About Dinaw's Work
Dinaw Mengestu is a young writer whose novels and nonfiction pieces open a window into the little-explored world of the African diaspora in America. A native of Ethiopia who came to the United States with his family at the age of two, Mengestu composes tales distilled from the experience of immigrants whose memories are permanently seared by escape from violence in their homelands. His debut novel, The Beautiful Things That Heaven Bears (2008), is a poignant chronicle of exile that eschews sentimentality by refusing to allow its narrator—a struggling Ethiopian refugee in a gentrifying neighborhood of Washington, DC—to find an easy form of solace or redemption.
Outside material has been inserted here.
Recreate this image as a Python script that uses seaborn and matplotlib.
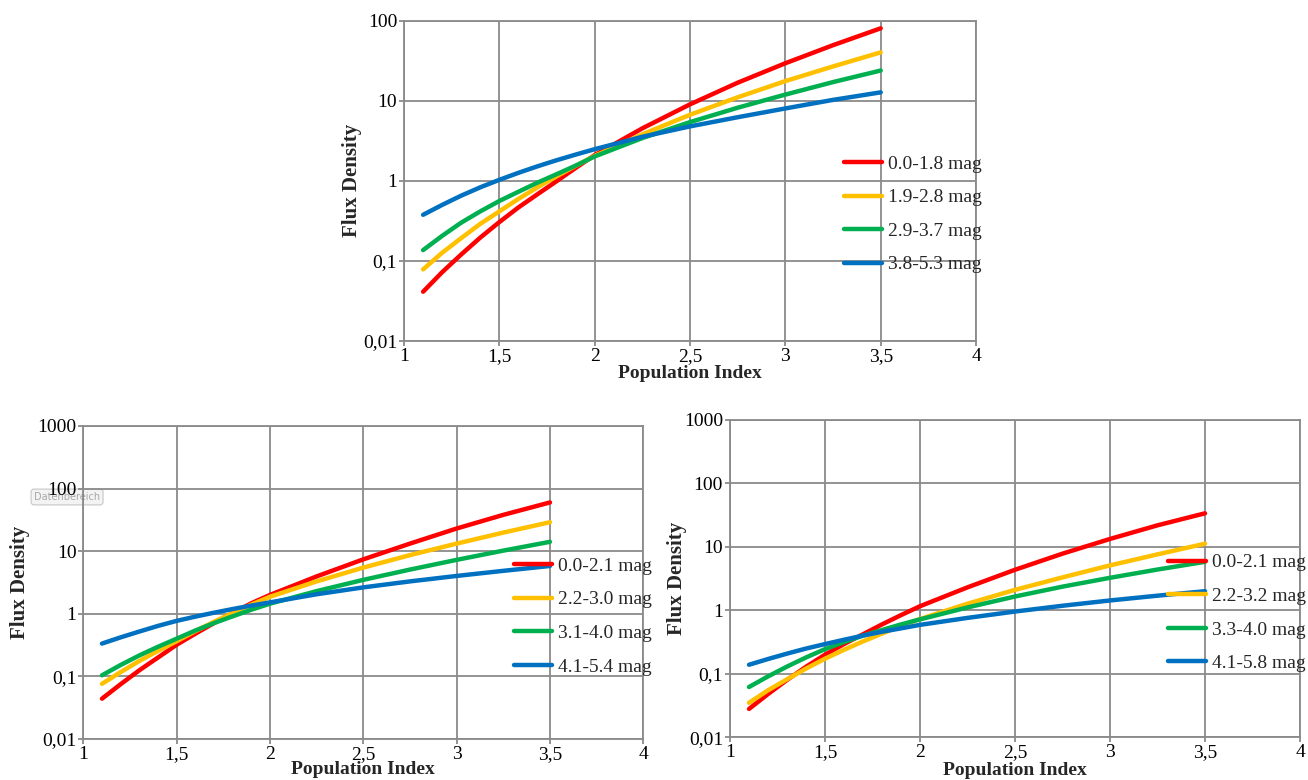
import matplotlib
matplotlib.use("Agg")
import matplotlib.pyplot as plt
from matplotlib.ticker import NullLocator
import pandas as pd
import seaborn as sns

# Population index values at which flux density was evaluated
population_index = [1.1, 1.2, 1.3, 1.4, 1.5, 1.6, 1.7, 1.8, 1.9, 2.0,
                    2.25, 2.5, 2.75, 3.0, 3.25, 3.5]

# Upper panel
top_labels = ["0.0-1.8 mag", "1.9-2.8 mag", "2.9-3.7 mag", "3.8-5.3 mag"]
top_red = [0.041, 0.072, 0.12, 0.195, 0.305, 0.465, 0.68, 0.99, 1.45, 2.1,
           4.54, 9.06, 16.9, 29.6, 49.8, 81.0]
top_yellow = [0.078, 0.126, 0.192, 0.29, 0.415, 0.595, 0.83, 1.14, 1.54, 2.05,
              3.82, 6.71, 11.1, 17.7, 27.0, 40.5]
top_green = [0.136, 0.205, 0.30, 0.415, 0.56, 0.73, 0.95, 1.21, 1.55, 2.02,
             3.43, 5.43, 8.22, 12.0, 17.2, 24.0]
top_blue = [0.376, 0.50, 0.653, 0.83, 1.03, 1.26, 1.52, 1.81, 2.13, 2.49,
            3.56, 4.8, 6.25, 8.05, 10.3, 12.8]

# Lower left panel
left_labels = ["0.0-2.1 mag", "2.2-3.0 mag", "3.1-4.0 mag", "4.1-5.4 mag"]
left_red = [0.044, 0.075, 0.125, 0.20, 0.32, 0.48, 0.71, 1.03, 1.47, 2.0,
            3.95, 7.4, 13.2, 23.0, 38.0, 60.0]
left_yellow = [0.076, 0.117, 0.176, 0.255, 0.364, 0.527, 0.745, 1.03, 1.40, 1.87,
               3.29, 5.46, 8.65, 13.2, 19.8, 29.0]
left_green = [0.104, 0.152, 0.216, 0.297, 0.40, 0.54, 0.71, 0.91, 1.16, 1.45,
              2.3, 3.48, 5.08, 7.26, 10.2, 14.1]
left_blue = [0.334, 0.42, 0.52, 0.64, 0.77, 0.90, 1.04, 1.19, 1.35, 1.52,
             2.05, 2.64, 3.29, 4.02, 4.85, 5.8]

# Lower right panel
right_labels = ["0.0-2.1 mag", "2.2-3.2 mag", "3.3-4.0 mag", "4.1-5.8 mag"]
right_red = [0.028, 0.048, 0.080, 0.129, 0.20, 0.294, 0.42, 0.60, 0.84, 1.16,
             2.3, 4.35, 7.8, 13.3, 21.8, 33.7]
right_yellow = [0.035, 0.055, 0.082, 0.121, 0.173, 0.239, 0.324, 0.43, 0.57, 0.73,
                1.27, 2.1, 3.3, 5.1, 7.6, 11.2]
right_green = [0.062, 0.091, 0.13, 0.181, 0.245, 0.316, 0.40, 0.49, 0.60, 0.72,
               1.11, 1.65, 2.36, 3.25, 4.39, 5.8]
right_blue = [0.139, 0.171, 0.208, 0.25, 0.294, 0.344, 0.40, 0.46, 0.52, 0.59,
              0.76, 0.957, 1.18, 1.43, 1.70, 2.0]

x_ticks = [1, 1.5, 2, 2.5, 3, 3.5, 4]
x_tick_labels = ["1", "1,5", "2", "2,5", "3", "3,5", "4"]
top_y_ticks = [0.01, 0.1, 1, 10, 100]
top_y_tick_labels = ["0,01", "0,1", "1", "10", "100"]
bottom_y_ticks = [0.01, 0.1, 1, 10, 100, 1000]
bottom_y_tick_labels = ["0,01", "0,1", "1", "10", "100", "1000"]

line_colors = ["#FF0000", "#FFC000", "#00B050", "#0070C0"]
grid_color = "#8a8a8a"

sns.set_style("white")
plt.rcParams["font.family"] = ["Liberation Serif", "DejaVu Serif"]

fig = plt.figure(figsize=(13.08, 7.8), dpi=100)
fig.patch.set_facecolor("white")


def draw_panel(rect, labels, series, yticks, yticklabels, legend_xy, ylabel_x, xlabel_y):
    ax = fig.add_axes(rect)
    ax.set_facecolor("none")
    frames = [
        pd.DataFrame({"Population Index": population_index, "Flux Density": vals, "Range": lab})
        for lab, vals in zip(labels, series)
    ]
    df = pd.concat(frames, ignore_index=True)
    sns.lineplot(
        data=df, x="Population Index", y="Flux Density", hue="Range",
        palette=dict(zip(labels, line_colors)), linewidth=3.2,
        solid_capstyle="round", solid_joinstyle="round", legend=False, ax=ax,
    )
    ax.set_yscale("log")
    ax.set_xlim(1, 4)
    ax.set_ylim(yticks[0], yticks[-1])
    ax.set_xticks(x_ticks, x_tick_labels)
    ax.set_yticks(yticks, yticklabels)
    ax.yaxis.set_minor_locator(NullLocator())
    ax.grid(True, color=grid_color, linewidth=1.3)
    for s in ax.spines.values():
        s.set_color(grid_color)
        s.set_linewidth(1.3)
    ax.tick_params(axis="both", which="major", direction="out", length=3.5, width=1.3,
                   color=grid_color, labelcolor="black", labelsize=14, pad=1.5,
                   left=True, bottom=True)
    ax.set_xlabel("Population Index", fontsize=14, fontweight="bold")
    ax.set_ylabel("Flux Density", fontsize=15, fontweight="bold")
    ax.xaxis.label.set_va("center")
    ax.yaxis.label.set_va("center")
    ax.xaxis.set_label_coords(0.5, xlabel_y)
    ax.yaxis.set_label_coords(ylabel_x, 0.5)
    ax.legend(ax.lines[:4], labels, loc="upper left", bbox_to_anchor=legend_xy,
              bbox_transform=fig.transFigure, frameon=False, fontsize=14,
              handlelength=1.95, handletextpad=0.3, labelspacing=0.82,
              borderpad=0, borderaxespad=0)
    return ax


draw_panel([0.3089, 0.5632, 0.4373, 0.4099], top_labels,
           [top_red, top_yellow, top_green, top_blue],
           top_y_ticks, top_y_tick_labels, (0.6453, 0.801), -0.091, -0.104)
draw_panel([0.0637, 0.0526, 0.4281, 0.4013], left_labels,
           [left_red, left_yellow, left_green, left_blue],
           bottom_y_ticks, bottom_y_tick_labels, (0.393, 0.2856), -0.113, -0.099)
draw_panel([0.5581, 0.0547, 0.4358, 0.4071], right_labels,
           [right_red, right_yellow, right_green, right_blue],
           bottom_y_ticks, bottom_y_tick_labels, (0.893, 0.2899), -0.093, -0.103)

# Spreadsheet tooltip left over beside the "100" label
fig.text(34 / 1308, 1 - 497 / 780, "Datenbereich", fontsize=7, color="#a8a8a8",
         family="DejaVu Sans", ha="left", va="center", zorder=-1,
         bbox=dict(boxstyle="round,pad=0.3", fc="#f3f3f3", ec="#c6c6c6", lw=0.8))

fig.savefig("out.png", dpi=100, facecolor="white")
In this rich and multidimensional tale, Mengestu paints a powerful portrait of lives uprooted and remade in the wake of political violence as well as the fractures and tensions that characterize rapidly changing areas of contemporary urban America. He explores the transformation of the immigrant experience through the increasing flow of information and people between their adopted homes and their countries of origin in How to Read the Air (2010), which chronicles a young man’s efforts to comprehend and come to terms with his parents’ complicated past. In addition to his fiction writing, Mengestu is also a talented freelance journalist, recently making forays into war-torn regions of sub-Saharan Africa to write about life in Darfur, northern Uganda, and eastern Congo near the border with Rwanda. Mengestu’s depictions of the loss of culture, community, and landscape endured by immigrants in America are broadening the thematic concerns and voices encompassed by the American novel.
Biography
Dinaw Mengestu received a B.A. (2000) from Georgetown University and an M.F.A. (2005) from Columbia University. His journalism and fiction have appeared in such publications as Harper’s, Granta, Rolling Stone, The New Yorker, and the Wall Street Journal.